■ **INSTRUCTIONS TO FOLLOW**
Output exactly the lines from the first one down to the line containing "const segStep = [1, 0.25, 0.5];", inclusive.

■ **MATERIAL PROVIDED**

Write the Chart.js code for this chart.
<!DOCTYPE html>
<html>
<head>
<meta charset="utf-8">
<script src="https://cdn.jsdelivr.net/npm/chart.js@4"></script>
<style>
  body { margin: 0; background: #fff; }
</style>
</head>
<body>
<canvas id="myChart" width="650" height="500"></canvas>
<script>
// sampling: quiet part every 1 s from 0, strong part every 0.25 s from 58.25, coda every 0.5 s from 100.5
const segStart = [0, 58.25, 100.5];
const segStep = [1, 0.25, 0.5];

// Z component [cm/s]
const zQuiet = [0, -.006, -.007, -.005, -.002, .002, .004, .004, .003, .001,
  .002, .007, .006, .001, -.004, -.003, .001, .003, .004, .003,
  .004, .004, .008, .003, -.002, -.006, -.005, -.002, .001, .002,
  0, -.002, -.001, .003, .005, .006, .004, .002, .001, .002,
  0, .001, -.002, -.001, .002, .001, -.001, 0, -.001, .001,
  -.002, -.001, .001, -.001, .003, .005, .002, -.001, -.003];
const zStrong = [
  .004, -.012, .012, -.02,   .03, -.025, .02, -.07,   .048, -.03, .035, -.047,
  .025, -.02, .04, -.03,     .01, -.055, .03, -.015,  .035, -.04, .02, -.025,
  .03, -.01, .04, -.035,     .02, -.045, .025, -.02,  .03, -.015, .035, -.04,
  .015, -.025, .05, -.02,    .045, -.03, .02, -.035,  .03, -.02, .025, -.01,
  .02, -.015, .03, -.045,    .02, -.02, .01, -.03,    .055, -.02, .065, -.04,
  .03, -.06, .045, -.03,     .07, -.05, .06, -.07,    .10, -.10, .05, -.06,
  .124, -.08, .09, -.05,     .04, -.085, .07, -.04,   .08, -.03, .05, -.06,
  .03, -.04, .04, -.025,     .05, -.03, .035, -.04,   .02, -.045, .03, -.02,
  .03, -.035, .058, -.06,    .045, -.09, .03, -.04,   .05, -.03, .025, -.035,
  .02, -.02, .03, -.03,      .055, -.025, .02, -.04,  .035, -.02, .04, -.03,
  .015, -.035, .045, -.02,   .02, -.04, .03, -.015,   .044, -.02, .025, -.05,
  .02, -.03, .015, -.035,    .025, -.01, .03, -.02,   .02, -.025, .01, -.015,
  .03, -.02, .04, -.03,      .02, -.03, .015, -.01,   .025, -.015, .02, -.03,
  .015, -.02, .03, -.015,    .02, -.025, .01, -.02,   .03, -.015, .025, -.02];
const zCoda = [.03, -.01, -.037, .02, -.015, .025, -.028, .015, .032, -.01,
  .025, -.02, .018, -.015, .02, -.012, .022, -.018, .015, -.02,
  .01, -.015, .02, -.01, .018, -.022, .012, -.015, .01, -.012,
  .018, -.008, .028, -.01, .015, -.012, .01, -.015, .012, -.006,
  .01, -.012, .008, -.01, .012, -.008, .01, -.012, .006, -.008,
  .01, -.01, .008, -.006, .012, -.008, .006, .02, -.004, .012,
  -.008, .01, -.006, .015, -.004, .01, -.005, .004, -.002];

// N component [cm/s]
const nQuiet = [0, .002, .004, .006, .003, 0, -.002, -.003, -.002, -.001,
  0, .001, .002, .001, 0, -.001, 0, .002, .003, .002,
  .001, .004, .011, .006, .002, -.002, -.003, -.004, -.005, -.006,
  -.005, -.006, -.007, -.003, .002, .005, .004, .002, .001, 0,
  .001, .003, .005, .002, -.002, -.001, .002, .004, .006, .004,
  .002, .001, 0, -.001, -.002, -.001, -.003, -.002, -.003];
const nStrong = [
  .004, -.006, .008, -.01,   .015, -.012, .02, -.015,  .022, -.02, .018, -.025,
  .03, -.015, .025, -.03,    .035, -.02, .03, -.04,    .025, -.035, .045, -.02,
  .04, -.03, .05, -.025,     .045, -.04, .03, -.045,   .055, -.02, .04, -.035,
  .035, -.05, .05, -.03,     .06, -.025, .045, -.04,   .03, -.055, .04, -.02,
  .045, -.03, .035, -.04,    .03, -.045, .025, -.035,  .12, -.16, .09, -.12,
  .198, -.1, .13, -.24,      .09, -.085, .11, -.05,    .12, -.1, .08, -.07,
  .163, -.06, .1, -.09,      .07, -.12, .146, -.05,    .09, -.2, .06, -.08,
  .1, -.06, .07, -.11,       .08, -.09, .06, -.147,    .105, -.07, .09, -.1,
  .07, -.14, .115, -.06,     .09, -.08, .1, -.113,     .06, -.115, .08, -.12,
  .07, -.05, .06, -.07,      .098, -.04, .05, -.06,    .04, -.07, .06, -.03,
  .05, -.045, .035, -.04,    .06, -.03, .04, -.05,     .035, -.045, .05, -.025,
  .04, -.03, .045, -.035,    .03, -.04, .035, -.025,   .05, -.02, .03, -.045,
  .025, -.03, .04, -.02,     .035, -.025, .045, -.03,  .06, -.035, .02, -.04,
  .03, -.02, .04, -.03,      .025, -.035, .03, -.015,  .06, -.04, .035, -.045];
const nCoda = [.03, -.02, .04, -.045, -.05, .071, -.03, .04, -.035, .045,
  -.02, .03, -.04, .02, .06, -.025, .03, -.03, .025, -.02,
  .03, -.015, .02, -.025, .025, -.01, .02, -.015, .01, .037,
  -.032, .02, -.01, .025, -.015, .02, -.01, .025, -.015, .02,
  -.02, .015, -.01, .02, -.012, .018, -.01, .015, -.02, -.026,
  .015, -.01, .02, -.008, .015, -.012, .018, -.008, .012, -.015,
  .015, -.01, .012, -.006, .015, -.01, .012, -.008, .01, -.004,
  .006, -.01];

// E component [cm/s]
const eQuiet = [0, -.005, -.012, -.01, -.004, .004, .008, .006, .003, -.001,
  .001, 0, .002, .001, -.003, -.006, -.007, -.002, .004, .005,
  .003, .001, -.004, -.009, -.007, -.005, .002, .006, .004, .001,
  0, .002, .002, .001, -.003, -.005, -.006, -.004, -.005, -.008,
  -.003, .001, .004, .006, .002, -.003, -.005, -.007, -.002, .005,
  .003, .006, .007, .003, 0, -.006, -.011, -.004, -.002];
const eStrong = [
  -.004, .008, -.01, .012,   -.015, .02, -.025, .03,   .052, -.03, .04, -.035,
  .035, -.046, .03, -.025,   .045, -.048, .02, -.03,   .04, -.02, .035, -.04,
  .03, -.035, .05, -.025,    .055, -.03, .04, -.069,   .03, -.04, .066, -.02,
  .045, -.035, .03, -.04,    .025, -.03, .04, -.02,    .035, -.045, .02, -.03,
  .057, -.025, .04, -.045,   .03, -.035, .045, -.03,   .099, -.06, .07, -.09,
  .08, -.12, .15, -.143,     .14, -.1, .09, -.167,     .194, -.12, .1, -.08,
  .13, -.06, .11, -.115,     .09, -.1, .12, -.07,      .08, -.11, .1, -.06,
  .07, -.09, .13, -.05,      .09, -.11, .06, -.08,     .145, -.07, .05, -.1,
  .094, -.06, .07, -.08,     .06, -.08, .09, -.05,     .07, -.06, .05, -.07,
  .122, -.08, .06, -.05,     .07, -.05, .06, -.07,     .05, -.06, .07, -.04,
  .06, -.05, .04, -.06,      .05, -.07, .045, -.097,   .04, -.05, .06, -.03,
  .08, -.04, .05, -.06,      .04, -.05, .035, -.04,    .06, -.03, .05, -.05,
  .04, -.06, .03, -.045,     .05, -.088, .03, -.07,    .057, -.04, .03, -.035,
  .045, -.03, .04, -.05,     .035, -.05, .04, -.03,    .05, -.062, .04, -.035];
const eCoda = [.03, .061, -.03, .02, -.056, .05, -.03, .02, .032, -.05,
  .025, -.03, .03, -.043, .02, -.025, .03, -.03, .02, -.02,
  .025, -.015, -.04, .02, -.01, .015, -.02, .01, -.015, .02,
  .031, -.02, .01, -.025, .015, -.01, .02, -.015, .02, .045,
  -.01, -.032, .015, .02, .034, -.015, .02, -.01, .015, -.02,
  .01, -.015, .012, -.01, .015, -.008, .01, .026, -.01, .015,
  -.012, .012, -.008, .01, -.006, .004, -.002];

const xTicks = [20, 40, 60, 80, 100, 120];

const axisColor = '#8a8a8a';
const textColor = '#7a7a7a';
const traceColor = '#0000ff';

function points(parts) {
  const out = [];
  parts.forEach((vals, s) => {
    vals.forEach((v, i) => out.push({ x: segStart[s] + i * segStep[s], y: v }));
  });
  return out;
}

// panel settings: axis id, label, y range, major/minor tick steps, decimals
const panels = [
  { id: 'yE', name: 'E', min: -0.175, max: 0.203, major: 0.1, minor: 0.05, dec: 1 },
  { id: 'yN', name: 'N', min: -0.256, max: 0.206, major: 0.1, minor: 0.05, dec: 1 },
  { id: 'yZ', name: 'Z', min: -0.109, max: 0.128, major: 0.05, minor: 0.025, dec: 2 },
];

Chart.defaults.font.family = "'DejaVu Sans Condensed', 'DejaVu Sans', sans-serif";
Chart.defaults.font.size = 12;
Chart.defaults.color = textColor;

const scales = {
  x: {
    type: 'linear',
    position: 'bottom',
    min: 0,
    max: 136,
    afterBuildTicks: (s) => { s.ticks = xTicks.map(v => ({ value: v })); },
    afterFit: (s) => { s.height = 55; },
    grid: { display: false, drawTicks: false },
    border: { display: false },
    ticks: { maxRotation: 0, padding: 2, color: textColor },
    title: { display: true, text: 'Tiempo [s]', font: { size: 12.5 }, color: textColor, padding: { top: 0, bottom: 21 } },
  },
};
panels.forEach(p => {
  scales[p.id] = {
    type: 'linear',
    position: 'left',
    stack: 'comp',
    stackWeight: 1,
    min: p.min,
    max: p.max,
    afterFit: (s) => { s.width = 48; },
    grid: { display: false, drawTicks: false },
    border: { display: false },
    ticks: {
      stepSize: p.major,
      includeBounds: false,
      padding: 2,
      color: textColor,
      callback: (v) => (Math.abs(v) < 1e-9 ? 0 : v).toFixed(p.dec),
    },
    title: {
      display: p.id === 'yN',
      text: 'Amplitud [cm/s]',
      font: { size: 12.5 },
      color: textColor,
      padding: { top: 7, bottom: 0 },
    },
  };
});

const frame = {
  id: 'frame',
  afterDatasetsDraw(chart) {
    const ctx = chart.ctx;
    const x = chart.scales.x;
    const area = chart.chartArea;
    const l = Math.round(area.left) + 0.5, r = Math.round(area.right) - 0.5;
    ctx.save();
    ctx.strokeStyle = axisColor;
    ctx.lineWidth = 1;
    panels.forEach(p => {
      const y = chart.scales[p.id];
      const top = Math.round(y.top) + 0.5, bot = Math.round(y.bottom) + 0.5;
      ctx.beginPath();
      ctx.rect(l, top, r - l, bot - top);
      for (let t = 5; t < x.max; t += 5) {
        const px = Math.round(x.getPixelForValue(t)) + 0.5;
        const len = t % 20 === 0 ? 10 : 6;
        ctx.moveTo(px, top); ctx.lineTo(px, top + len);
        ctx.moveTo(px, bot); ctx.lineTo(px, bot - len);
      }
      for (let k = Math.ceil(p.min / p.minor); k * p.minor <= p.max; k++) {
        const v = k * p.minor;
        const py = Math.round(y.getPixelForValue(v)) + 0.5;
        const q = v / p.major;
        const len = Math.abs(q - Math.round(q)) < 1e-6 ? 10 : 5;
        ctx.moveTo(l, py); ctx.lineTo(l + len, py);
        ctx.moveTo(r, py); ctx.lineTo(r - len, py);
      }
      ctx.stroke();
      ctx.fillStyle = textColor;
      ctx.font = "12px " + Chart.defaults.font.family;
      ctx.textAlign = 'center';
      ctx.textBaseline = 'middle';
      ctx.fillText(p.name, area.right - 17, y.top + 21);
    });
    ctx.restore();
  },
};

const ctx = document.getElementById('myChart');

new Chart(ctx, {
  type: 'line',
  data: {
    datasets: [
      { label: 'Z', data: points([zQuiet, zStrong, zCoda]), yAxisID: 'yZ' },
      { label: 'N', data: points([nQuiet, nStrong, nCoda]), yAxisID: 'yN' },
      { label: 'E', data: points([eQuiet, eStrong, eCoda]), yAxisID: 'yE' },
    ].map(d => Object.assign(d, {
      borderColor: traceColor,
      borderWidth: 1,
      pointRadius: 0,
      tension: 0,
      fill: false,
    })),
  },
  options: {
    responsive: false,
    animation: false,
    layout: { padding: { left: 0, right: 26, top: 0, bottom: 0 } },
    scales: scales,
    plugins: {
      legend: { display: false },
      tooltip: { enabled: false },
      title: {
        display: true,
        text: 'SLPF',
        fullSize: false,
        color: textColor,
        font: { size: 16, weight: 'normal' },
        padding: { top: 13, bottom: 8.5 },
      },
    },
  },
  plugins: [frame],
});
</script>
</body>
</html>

■ **RESULT BELOW**
Write the Chart.js code for this chart.
<!DOCTYPE html>
<html>
<head>
<meta charset="utf-8">
<script src="https://cdn.jsdelivr.net/npm/chart.js@4"></script>
<style>
  body { margin: 0; background: #fff; }
</style>
</head>
<body>
<canvas id="myChart" width="650" height="500"></canvas>
<script>
// sampling: quiet part every 1 s from 0, strong part every 0.25 s from 58.25, coda every 0.5 s from 100.5
const segStart = [0, 58.25, 100.5];
const segStep = [1, 0.25, 0.5];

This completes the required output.